Required task. The data below should be printed in full, exactly, and without any of its images.
((
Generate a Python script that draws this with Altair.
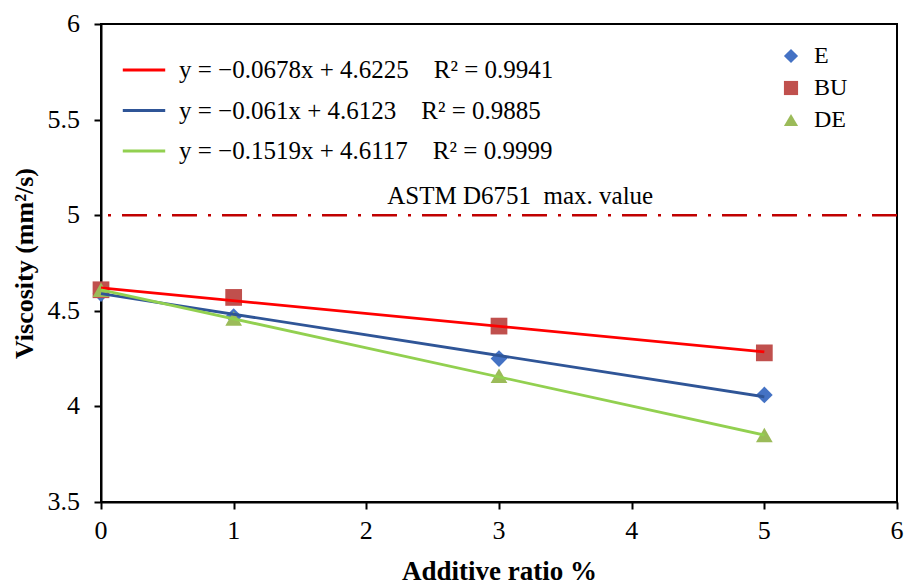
import altair as alt
import pandas as pd

# Measured points
additive = [0, 1, 3, 5]
series_names = ["E", "BU", "DE"]
visc_E = [4.59, 4.47, 4.25, 4.06]
visc_BU = [4.61, 4.57, 4.42, 4.28]
visc_DE = [4.61, 4.46, 4.16, 3.85]

# Trend-line end points (as drawn)
trend_x = [0, 5]
trend_BU = [4.62, 4.285]
trend_E = [4.59, 4.05]
trend_DE = [4.61, 3.85]
equations = [
    "y = −0.0678x + 4.6225\u2003R² = 0.9941",
    "y = −0.061x + 4.6123\u2003R² = 0.9885",
    "y = −0.1519x + 4.6117\u2003R² = 0.9999",
]
astm_limit = 5
astm_label = "ASTM D6751\u00a0\u00a0max. value"

# Tick labels
x_ticks = [0, 1, 2, 3, 4, 5, 6]
x_tick_labels = ["0", "1", "2", "3", "4", "5", "6"]
y_ticks = [3.5, 4, 4.5, 5, 5.5, 6]
y_tick_labels = ["3.5", "4", "4.5", "5", "5.5", "6"]

pts = pd.DataFrame({
    "x": additive * 3,
    "v": visc_E + visc_BU + visc_DE,
    "s": ["E"] * 4 + ["BU"] * 4 + ["DE"] * 4,
})
lines = pd.DataFrame({
    "x": trend_x * 3,
    "v": trend_BU + trend_E + trend_DE,
    "eq": [equations[0]] * 2 + [equations[1]] * 2 + [equations[2]] * 2,
})
limit = pd.DataFrame({"v": [astm_limit]})
xt = pd.DataFrame({"t": x_ticks, "lab": x_tick_labels})
yt = pd.DataFrame({"t": y_ticks, "lab": y_tick_labels})

FONT = "Liberation Serif"

xscale = alt.Scale(domain=[0, 6], nice=False)
yscale = alt.Scale(domain=[3.5, 6], nice=False)

xaxis = alt.Axis(values=x_ticks, labels=False, title="Additive ratio %",
                 titleFontSize=27, titlePadding=48)
yaxis = alt.Axis(values=y_ticks, labels=False, title="Viscosity (mm²/s)",
                 titleFontSize=26, titlePadding=56)

rule = alt.Chart(limit).mark_rule(color="#C00000", strokeWidth=2.5,
                                  strokeDash=[25, 11, 3, 11]).encode(
    y=alt.Y("v:Q", scale=yscale, axis=yaxis))

label = alt.Chart(limit).mark_text(font=FONT, fontSize=25, color="black",
                                   baseline="bottom", align="center").encode(
    x=alt.datum(3.16, scale=xscale),
    y=alt.Y("v:Q", scale=yscale),
    text=alt.value(astm_label),
    yOffset=alt.value(-6))

xlabels = alt.Chart(xt).mark_text(font=FONT, fontSize=26, color="black",
                                  baseline="middle", align="center").encode(
    x=alt.X("t:Q", scale=xscale, axis=xaxis),
    y=alt.datum(3.5, scale=yscale),
    yOffset=alt.value(29),
    text="lab:N")

ylabels = alt.Chart(yt).mark_text(font=FONT, fontSize=26, color="black",
                                  baseline="middle", align="right").encode(
    y=alt.Y("t:Q", scale=yscale, axis=yaxis),
    x=alt.datum(0, scale=xscale),
    xOffset=alt.value(-21),
    text="lab:N")

trend = alt.Chart(lines).mark_line(strokeWidth=2.8).encode(
    x=alt.X("x:Q", scale=xscale, axis=xaxis),
    y=alt.Y("v:Q", scale=yscale, axis=yaxis),
    stroke=alt.Stroke("eq:N", sort=equations,
                      scale=alt.Scale(domain=equations,
                                      range=["#FF0000", "#2F5597", "#92D050"]),
                      legend=alt.Legend(title=None, orient="none", legendX=20, legendY=23,
                                        symbolType="stroke", symbolStrokeWidth=3,
                                        symbolSize=1800, labelFontSize=25,
                                        labelFont=FONT,
                                        rowPadding=4.5, labelOffset=12, labelLimit=700)),
)

shape_legend = alt.Legend(title=None, orient="none", legendX=678, legendY=20,
                          labelFont=FONT, labelFontSize=24, symbolSize=200,
                          rowPadding=8, labelOffset=11)

points = alt.Chart(pts).mark_point(filled=True, size=280, opacity=1).encode(
    x=alt.X("x:Q", scale=xscale, axis=xaxis),
    y=alt.Y("v:Q", scale=yscale, axis=yaxis),
    color=alt.Color("s:N", sort=series_names,
                    scale=alt.Scale(domain=series_names,
                                    range=["#4472C4", "#C0504D", "#9BBB59"]),
                    legend=shape_legend),
    shape=alt.Shape("s:N", sort=series_names,
                    scale=alt.Scale(domain=series_names,
                                    range=["diamond", "square", "triangle-up"]),
                    legend=shape_legend),
)

chart = alt.layer(rule, label, xlabels, ylabels, points, trend).properties(
    width=796, height=478,
    autosize=alt.AutoSizeParams(type="none"),
    padding={"left": 101, "top": 24, "right": 11, "bottom": 82},
    background="white",
).configure_view(stroke="black", strokeWidth=2
).configure_axis(
    grid=False, titleFont=FONT, titleFontWeight="bold", titleColor="black",
    domainColor="black", domainWidth=2, tickColor="black", tickWidth=2, tickSize=7,
).configure_legend(
    labelFont=FONT, labelColor="black",
)

chart.save("out.html", embed_options={"renderer": "svg", "actions": False})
))
Written answer.
Generate a Python script that draws this with Altair.
import altair as alt
import pandas as pd

# Measured points
additive = [0, 1, 3, 5]
series_names = ["E", "BU", "DE"]
visc_E = [4.59, 4.47, 4.25, 4.06]
visc_BU = [4.61, 4.57, 4.42, 4.28]
visc_DE = [4.61, 4.46, 4.16, 3.85]

# Trend-line end points (as drawn)
trend_x = [0, 5]
trend_BU = [4.62, 4.285]
trend_E = [4.59, 4.05]
trend_DE = [4.61, 3.85]
equations = [
    "y = −0.0678x + 4.6225\u2003R² = 0.9941",
    "y = −0.061x + 4.6123\u2003R² = 0.9885",
    "y = −0.1519x + 4.6117\u2003R² = 0.9999",
]
astm_limit = 5
astm_label = "ASTM D6751\u00a0\u00a0max. value"

# Tick labels
x_ticks = [0, 1, 2, 3, 4, 5, 6]
x_tick_labels = ["0", "1", "2", "3", "4", "5", "6"]
y_ticks = [3.5, 4, 4.5, 5, 5.5, 6]
y_tick_labels = ["3.5", "4", "4.5", "5", "5.5", "6"]

pts = pd.DataFrame({
    "x": additive * 3,
    "v": visc_E + visc_BU + visc_DE,
    "s": ["E"] * 4 + ["BU"] * 4 + ["DE"] * 4,
})
lines = pd.DataFrame({
    "x": trend_x * 3,
    "v": trend_BU + trend_E + trend_DE,
    "eq": [equations[0]] * 2 + [equations[1]] * 2 + [equations[2]] * 2,
})
limit = pd.DataFrame({"v": [astm_limit]})
xt = pd.DataFrame({"t": x_ticks, "lab": x_tick_labels})
yt = pd.DataFrame({"t": y_ticks, "lab": y_tick_labels})

FONT = "Liberation Serif"

xscale = alt.Scale(domain=[0, 6], nice=False)
yscale = alt.Scale(domain=[3.5, 6], nice=False)

xaxis = alt.Axis(values=x_ticks, labels=False, title="Additive ratio %",
                 titleFontSize=27, titlePadding=48)
yaxis = alt.Axis(values=y_ticks, labels=False, title="Viscosity (mm²/s)",
                 titleFontSize=26, titlePadding=56)

rule = alt.Chart(limit).mark_rule(color="#C00000", strokeWidth=2.5,
                                  strokeDash=[25, 11, 3, 11]).encode(
    y=alt.Y("v:Q", scale=yscale, axis=yaxis))

label = alt.Chart(limit).mark_text(font=FONT, fontSize=25, color="black",
                                   baseline="bottom", align="center").encode(
    x=alt.datum(3.16, scale=xscale),
    y=alt.Y("v:Q", scale=yscale),
    text=alt.value(astm_label),
    yOffset=alt.value(-6))

xlabels = alt.Chart(xt).mark_text(font=FONT, fontSize=26, color="black",
                                  baseline="middle", align="center").encode(
    x=alt.X("t:Q", scale=xscale, axis=xaxis),
    y=alt.datum(3.5, scale=yscale),
    yOffset=alt.value(29),
    text="lab:N")

ylabels = alt.Chart(yt).mark_text(font=FONT, fontSize=26, color="black",
                                  baseline="middle", align="right").encode(
    y=alt.Y("t:Q", scale=yscale, axis=yaxis),
    x=alt.datum(0, scale=xscale),
    xOffset=alt.value(-21),
    text="lab:N")

trend = alt.Chart(lines).mark_line(strokeWidth=2.8).encode(
    x=alt.X("x:Q", scale=xscale, axis=xaxis),
    y=alt.Y("v:Q", scale=yscale, axis=yaxis),
    stroke=alt.Stroke("eq:N", sort=equations,
                      scale=alt.Scale(domain=equations,
                                      range=["#FF0000", "#2F5597", "#92D050"]),
                      legend=alt.Legend(title=None, orient="none", legendX=20, legendY=23,
                                        symbolType="stroke", symbolStrokeWidth=3,
                                        symbolSize=1800, labelFontSize=25,
                                        labelFont=FONT,
                                        rowPadding=4.5, labelOffset=12, labelLimit=700)),
)

shape_legend = alt.Legend(title=None, orient="none", legendX=678, legendY=20,
                          labelFont=FONT, labelFontSize=24, symbolSize=200,
                          rowPadding=8, labelOffset=11)

points = alt.Chart(pts).mark_point(filled=True, size=280, opacity=1).encode(
    x=alt.X("x:Q", scale=xscale, axis=xaxis),
    y=alt.Y("v:Q", scale=yscale, axis=yaxis),
    color=alt.Color("s:N", sort=series_names,
                    scale=alt.Scale(domain=series_names,
                                    range=["#4472C4", "#C0504D", "#9BBB59"]),
                    legend=shape_legend),
    shape=alt.Shape("s:N", sort=series_names,
                    scale=alt.Scale(domain=series_names,
                                    range=["diamond", "square", "triangle-up"]),
                    legend=shape_legend),
)

chart = alt.layer(rule, label, xlabels, ylabels, points, trend).properties(
    width=796, height=478,
    autosize=alt.AutoSizeParams(type="none"),
    padding={"left": 101, "top": 24, "right": 11, "bottom": 82},
    background="white",
).configure_view(stroke="black", strokeWidth=2
).configure_axis(
    grid=False, titleFont=FONT, titleFontWeight="bold", titleColor="black",
    domainColor="black", domainWidth=2, tickColor="black", tickWidth=2, tickSize=7,
).configure_legend(
    labelFont=FONT, labelColor="black",
)

chart.save("out.html", embed_options={"renderer": "svg", "actions": False})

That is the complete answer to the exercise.